■ **YOUR TASK**: Gather every line that includes the word "this", please.

■ **DATASET ROWS**:
::::::

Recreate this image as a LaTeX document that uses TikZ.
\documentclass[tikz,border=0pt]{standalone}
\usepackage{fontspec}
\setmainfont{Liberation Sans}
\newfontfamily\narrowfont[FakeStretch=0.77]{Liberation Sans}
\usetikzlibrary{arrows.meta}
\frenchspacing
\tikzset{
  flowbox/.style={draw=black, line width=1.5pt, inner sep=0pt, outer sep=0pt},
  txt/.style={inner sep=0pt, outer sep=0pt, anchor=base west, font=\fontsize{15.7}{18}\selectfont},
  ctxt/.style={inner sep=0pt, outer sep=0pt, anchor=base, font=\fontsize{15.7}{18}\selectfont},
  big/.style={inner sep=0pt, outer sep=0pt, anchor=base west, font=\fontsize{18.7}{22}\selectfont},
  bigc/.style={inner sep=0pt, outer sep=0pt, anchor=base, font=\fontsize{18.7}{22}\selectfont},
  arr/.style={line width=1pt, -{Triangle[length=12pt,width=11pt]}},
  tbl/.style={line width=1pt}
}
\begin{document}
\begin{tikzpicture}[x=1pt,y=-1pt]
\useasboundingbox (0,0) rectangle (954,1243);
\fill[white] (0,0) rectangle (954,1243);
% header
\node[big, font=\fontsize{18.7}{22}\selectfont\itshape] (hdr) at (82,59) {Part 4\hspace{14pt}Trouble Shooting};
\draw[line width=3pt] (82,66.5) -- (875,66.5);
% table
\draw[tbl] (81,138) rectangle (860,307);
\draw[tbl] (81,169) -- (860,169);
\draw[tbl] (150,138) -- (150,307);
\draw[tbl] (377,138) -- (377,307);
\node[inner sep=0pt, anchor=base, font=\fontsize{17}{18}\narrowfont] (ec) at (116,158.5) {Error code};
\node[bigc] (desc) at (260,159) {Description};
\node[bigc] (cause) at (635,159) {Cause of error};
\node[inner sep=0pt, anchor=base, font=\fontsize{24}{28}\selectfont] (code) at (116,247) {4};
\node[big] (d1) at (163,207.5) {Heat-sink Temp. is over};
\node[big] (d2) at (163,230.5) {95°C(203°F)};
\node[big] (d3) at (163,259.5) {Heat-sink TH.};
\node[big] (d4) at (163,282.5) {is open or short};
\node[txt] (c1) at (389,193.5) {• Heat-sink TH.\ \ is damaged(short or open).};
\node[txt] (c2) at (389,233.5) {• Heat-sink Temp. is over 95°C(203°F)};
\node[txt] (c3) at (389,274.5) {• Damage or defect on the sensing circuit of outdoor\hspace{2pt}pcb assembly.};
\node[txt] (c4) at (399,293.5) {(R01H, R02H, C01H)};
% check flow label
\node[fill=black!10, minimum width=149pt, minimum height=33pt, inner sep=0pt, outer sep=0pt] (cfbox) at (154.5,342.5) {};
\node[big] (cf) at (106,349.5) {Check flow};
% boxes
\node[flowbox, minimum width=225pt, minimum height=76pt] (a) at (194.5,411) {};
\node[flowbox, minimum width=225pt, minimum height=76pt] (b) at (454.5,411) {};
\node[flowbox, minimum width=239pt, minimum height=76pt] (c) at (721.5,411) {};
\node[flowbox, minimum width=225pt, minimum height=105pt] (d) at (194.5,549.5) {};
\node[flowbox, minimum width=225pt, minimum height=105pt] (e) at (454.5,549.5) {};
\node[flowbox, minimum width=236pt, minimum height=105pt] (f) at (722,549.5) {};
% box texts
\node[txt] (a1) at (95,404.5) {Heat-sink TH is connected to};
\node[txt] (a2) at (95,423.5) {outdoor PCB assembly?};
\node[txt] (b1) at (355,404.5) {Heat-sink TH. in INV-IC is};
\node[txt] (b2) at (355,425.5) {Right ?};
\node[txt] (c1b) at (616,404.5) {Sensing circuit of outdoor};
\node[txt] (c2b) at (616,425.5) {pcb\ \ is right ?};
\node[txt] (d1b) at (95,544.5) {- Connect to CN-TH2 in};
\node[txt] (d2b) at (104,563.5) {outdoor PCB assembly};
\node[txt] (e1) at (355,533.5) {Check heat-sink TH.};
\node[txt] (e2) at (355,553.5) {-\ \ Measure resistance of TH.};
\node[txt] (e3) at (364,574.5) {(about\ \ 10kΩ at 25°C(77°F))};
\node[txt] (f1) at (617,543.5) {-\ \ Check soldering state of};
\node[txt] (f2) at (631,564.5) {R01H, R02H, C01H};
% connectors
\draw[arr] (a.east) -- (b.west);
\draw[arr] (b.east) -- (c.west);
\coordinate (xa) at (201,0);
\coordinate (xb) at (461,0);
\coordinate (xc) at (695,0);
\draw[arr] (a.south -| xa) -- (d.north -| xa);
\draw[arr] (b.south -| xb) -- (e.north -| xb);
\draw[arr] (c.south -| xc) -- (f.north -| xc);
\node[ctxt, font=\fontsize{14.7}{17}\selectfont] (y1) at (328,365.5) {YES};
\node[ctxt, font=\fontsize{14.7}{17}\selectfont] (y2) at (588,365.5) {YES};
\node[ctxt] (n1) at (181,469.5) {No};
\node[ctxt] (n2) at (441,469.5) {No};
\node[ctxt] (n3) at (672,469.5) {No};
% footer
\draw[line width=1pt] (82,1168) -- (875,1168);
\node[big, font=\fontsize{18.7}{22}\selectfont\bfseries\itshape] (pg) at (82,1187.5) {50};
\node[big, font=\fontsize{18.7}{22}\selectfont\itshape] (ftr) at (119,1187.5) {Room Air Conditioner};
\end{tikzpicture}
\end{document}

::::::

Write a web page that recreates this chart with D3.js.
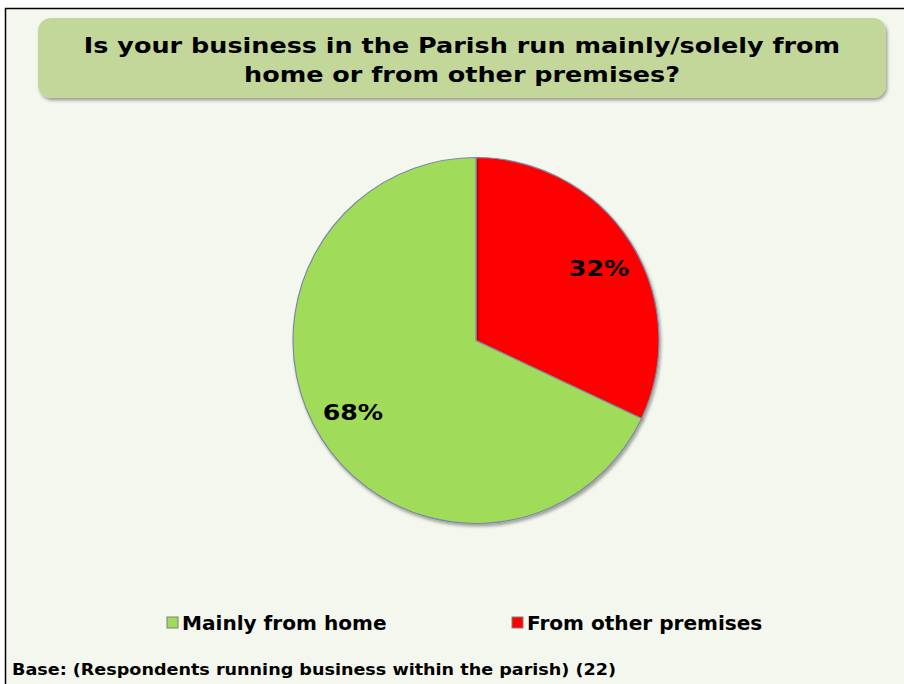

::::::

■ **RESULT OF THE TASK**:
Recreate this image as a LaTeX document that uses TikZ.
Write a web page that recreates this chart with D3.js.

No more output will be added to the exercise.